I prefer cowboy boots with spurs, then just tape some plastic shells on the inside to protect your shins.... Then you can do no foot-on handers and yell "Yeehaw!" and still look retarded.


----------



## wsmac (Sep 5, 2010)

Moosey said:


> I prefer cowboy boots with spurs, then just tape some plastic shells on the inside to protect your shins.... Then you can do no foot-on handers and yell "Yeehaw!" and still look retarded.


Uhh... this is the "how to ride your downhill bike" section.. not the "how to ride your moose" section...

just in case you failed to notice... :nono:  :thumbsup:


----------



## The Haunted (Jul 10, 2009)

I prefer the comfort of SPD Uggs when cruising my DH sled by the beach.
After all those years of design and innovation, cycling shoes are definitely useless and should be avoided at all cost...


----------



## SHIVER ME TIMBERS (Jan 12, 2004)

Moosey said:


> I prefer cowboy boots with spurs, then just tape some plastic shells on the inside to protect your shins.... Then you can do no foot-on handers and yell "Yeehaw!" and still look retarded.


plus one


----------



## ChazB (Jul 27, 2011)

i prefer leather biker boots, i cant see wearing mx boots as i ride dirt bikes and i find a horrible grip with them, and like side before it would be hard to keep them on the pedals


----------



## Scrub (Feb 3, 2004)

You will get funny looks and fingers pointed at you if you do wear the MX boots anywhere you ride, especially at a lift accessed resort. But if thats your flavor and you want to stand out go for it.


----------



## csermonet (Feb 2, 2009)

awesome thread topic, should be great. go for it. 0_o


----------



## Mr.Dman (Dec 12, 2011)

Okay lol I was just wondering. I saw them on the fox website and the idea popped into my head. I have never tried a pair on and I don't really know anything about them.


----------



## Scrub (Feb 3, 2004)

Not much movement if you plan to pedal, but if you have REALLY weak ankles they might be the ticket for you.


----------



## ChazB (Jul 27, 2011)

if you were to buy some i would recommend getting them in the quad versions( they all come in a mx and a quad version) the mx are more slick on the bottom so that when you corner they dont stick to the ground. The quad ones have more of a tread so that they grip the pegs well.


----------



## NEPMTBA (Apr 7, 2007)

I race Motos and bring my MTB along to ride to sign up or visit friends...

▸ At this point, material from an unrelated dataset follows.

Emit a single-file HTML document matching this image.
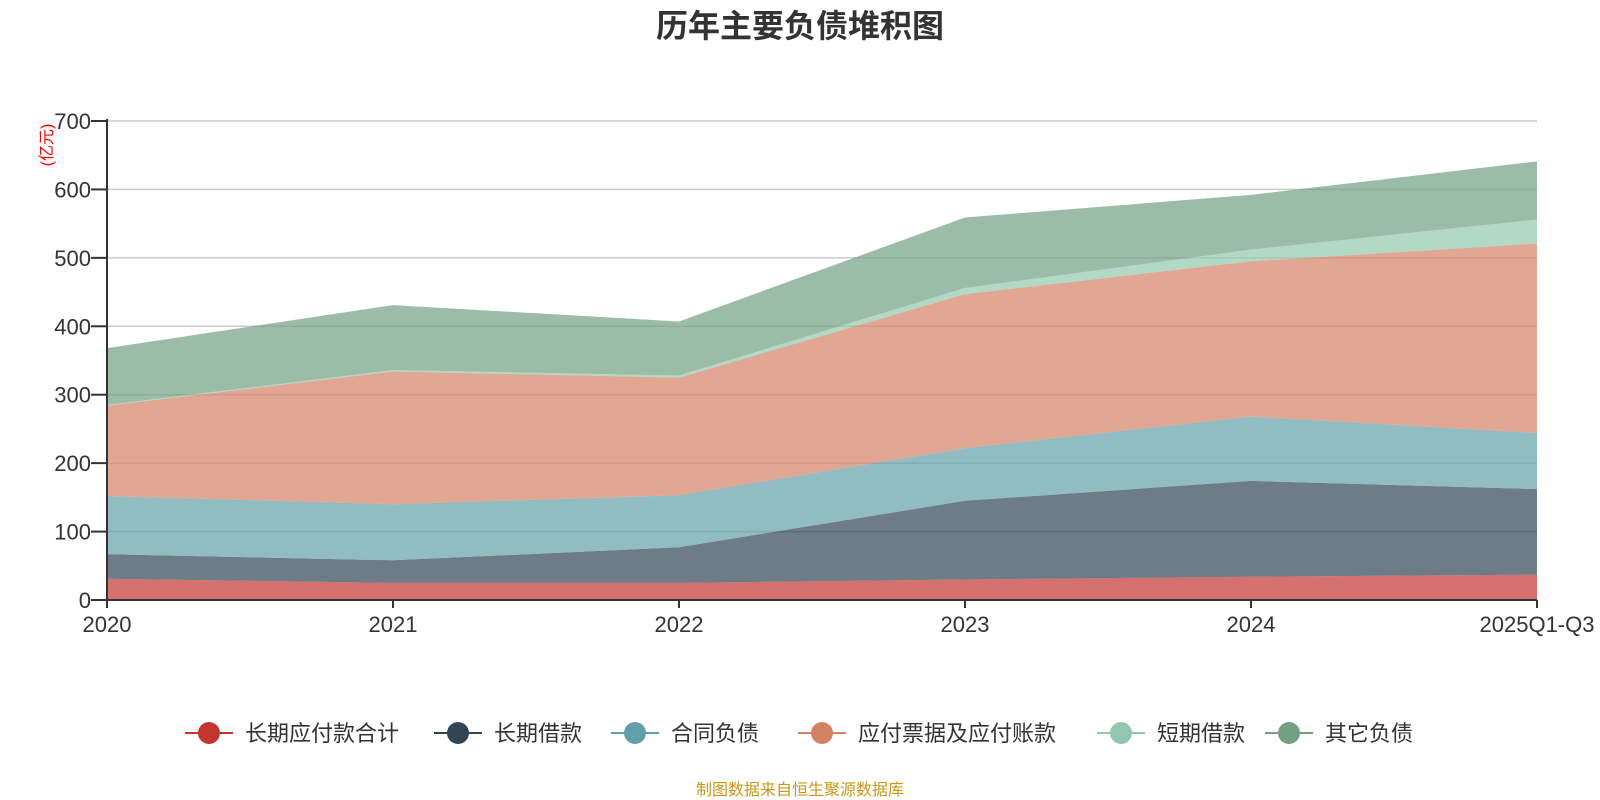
<!DOCTYPE html>
<html><head><meta charset="utf-8"><style>
html,body{margin:0;padding:0;background:#fff;}
svg{display:block;font-family:"Liberation Sans","Noto Sans CJK SC",sans-serif;}
</style></head><body>
<svg id="chart" width="1600" height="800" viewBox="0 0 1600 800">
<text x="800" y="37" text-anchor="middle" font-size="32" font-weight="bold" fill="#333">历年主要负债堆积图</text>
<text transform="translate(52,145) rotate(-90)" text-anchor="middle" font-size="16" fill="#ff0000">(亿元)</text>
<g id="grid"></g>
<g id="areas"></g>
<g id="axes"></g>
<g id="legend"></g>
<text x="800" y="795" text-anchor="middle" font-size="16" fill="#c9961a">制图数据来自恒生聚源数据库</text>
</svg>
<script>
const categories = ["2020","2021","2022","2023","2024","2025Q1-Q3"];
const seriesNames = ["长期应付款合计","长期借款","合同负债","应付票据及应付账款","短期借款","其它负债"];
const longPayable = [31,25,25,30,34,37];
const longLoan = [36,33,52,115,140,125];
const contractLiab = [85,82,76,77,94,82];
const notesPayable = [132,194,172,225,227,277];
const shortLoan = [1,2,3,9,17,35];
const otherLiab = [83,95,79,103,80,85];
const yTicks = [0,100,200,300,400,500,600,700];

const colors = ["#c23531","#2f4554","#61a0a8","#d48265","#91c7ae","#749f83"];
const series = [longPayable,longLoan,contractLiab,notesPayable,shortLoan,otherLiab];
const X0=107,X1=1537,Y0=600,Y1=121,YMAX=700;
const NS="http://www.w3.org/2000/svg";
function xs(i){return X0+(X1-X0)*i/(categories.length-1);}
function ys(v){return Y0-(Y0-Y1)*v/YMAX;}
function mk(tag,attrs,parent){const e=document.createElementNS(NS,tag);for(const k in attrs)e.setAttribute(k,attrs[k]);parent.appendChild(e);return e;}
const grid=document.getElementById('grid'),areas=document.getElementById('areas'),axes=document.getElementById('axes'),legend=document.getElementById('legend');
yTicks.forEach(t=>{
  if(t>0){const l=mk('line',{x1:X0,x2:X1,y1:ys(t),y2:ys(t),stroke:'#ccc','stroke-width':1.5},grid);
  
  }
  const tk=mk('line',{x1:X0-16,x2:X0,y1:ys(t),y2:ys(t),stroke:'#333','stroke-width':2},axes);
  
  
  const tx=mk('text',{x:X0-16,y:ys(t)+8,'text-anchor':'end','font-size':22,fill:'#333'},axes);
  tx.textContent=t;
  
  
});
let base=categories.map(()=>0);
series.forEach((s,si)=>{
  const top=s.map((v,i)=>base[i]+v);
  let d='M'+categories.map((c,i)=>xs(i)+','+ys(top[i])).join(' L');
  for(let i=categories.length-1;i>=0;i--)d+=' L'+xs(i)+','+ys(base[i]);
  d+=' Z';
  const p=mk('path',{d:d,fill:colors[si],'fill-opacity':0.7,stroke:'none'},areas);
  
  
  base=top;
});
const ax=mk('line',{x1:X0,x2:X0,y1:Y1-2,y2:Y0,stroke:'#333','stroke-width':2},axes);


const xa=mk('line',{x1:X0,x2:X1,y1:Y0,y2:Y0,stroke:'#333','stroke-width':2},axes);


categories.forEach((c,i)=>{
  const tk=mk('line',{x1:xs(i),x2:xs(i),y1:Y0,y2:Y0+8,stroke:'#333','stroke-width':2},axes);
  
  
  const tx=mk('text',{x:xs(i),y:632,'text-anchor':'middle','font-size':22,fill:'#333'},axes);
  tx.textContent=c;
  
  
});
const legX=[209,458,635,822,1121,1289];
seriesNames.forEach((n,i)=>{
  const g=mk('g',{},legend);
  
  
  mk('line',{x1:legX[i]-24,x2:legX[i]+24,y1:733,y2:733,stroke:colors[i],'stroke-width':2},g);
  mk('circle',{cx:legX[i],cy:733,r:11,fill:colors[i]},g);
  const t=mk('text',{x:legX[i]+36,y:741,'font-size':22,fill:'#333'},g);
  t.textContent=n;
});
</script>
</body></html>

... with MX boots on it just feels strange there is no feedback from the pedals cause MX boots are really stiff to aid in landing off big jumps!

They put a real demand on your legs concerning the rotation motion of pedaling a bicycle...

... but hey each his own.

Some MX clothing companies make half boots that are more like hiking boots.


----------



## highrevkev (Oct 31, 2005)

Sidi used to make these boots based off their motorcross boots, I think they were SPD compatible.


----------



## Scrub (Feb 3, 2004)

But for the price of some good MX boots you could buy a pair of 510's and some decent pads.


----------



## ChazB (Jul 27, 2011)

for some you could buy 3 pairs of 510's, the nice alpinestars and sidis are $500!


----------



## wsmac (Sep 5, 2010)

I'm really hoping someone will come up with pics... of the mx boots on a mtb, that is... :thumbsup:


----------



## techfersure (Dec 17, 2010)

highrevkev said:


> Sidi used to make these boots based off their motorcross boots, I think they were SPD compatible.


I have a pair of these in size 11 sitting around,and yes they are SPD comparable.


----------



## kan3 (Nov 11, 2009)

road race boots would be a better idea as they still give a good amount of protection but are much more flexible


----------



## NWS (Jun 30, 2010)

Scrub said:


> You will get funny looks and fingers pointed at you if you do wear the MX boots anywhere you ride, especially at a lift accessed resort. But if thats your flavor and you want to stand out go for it.


Awesome. Where can I buy a set?

Me, sarcastic? Never!


----------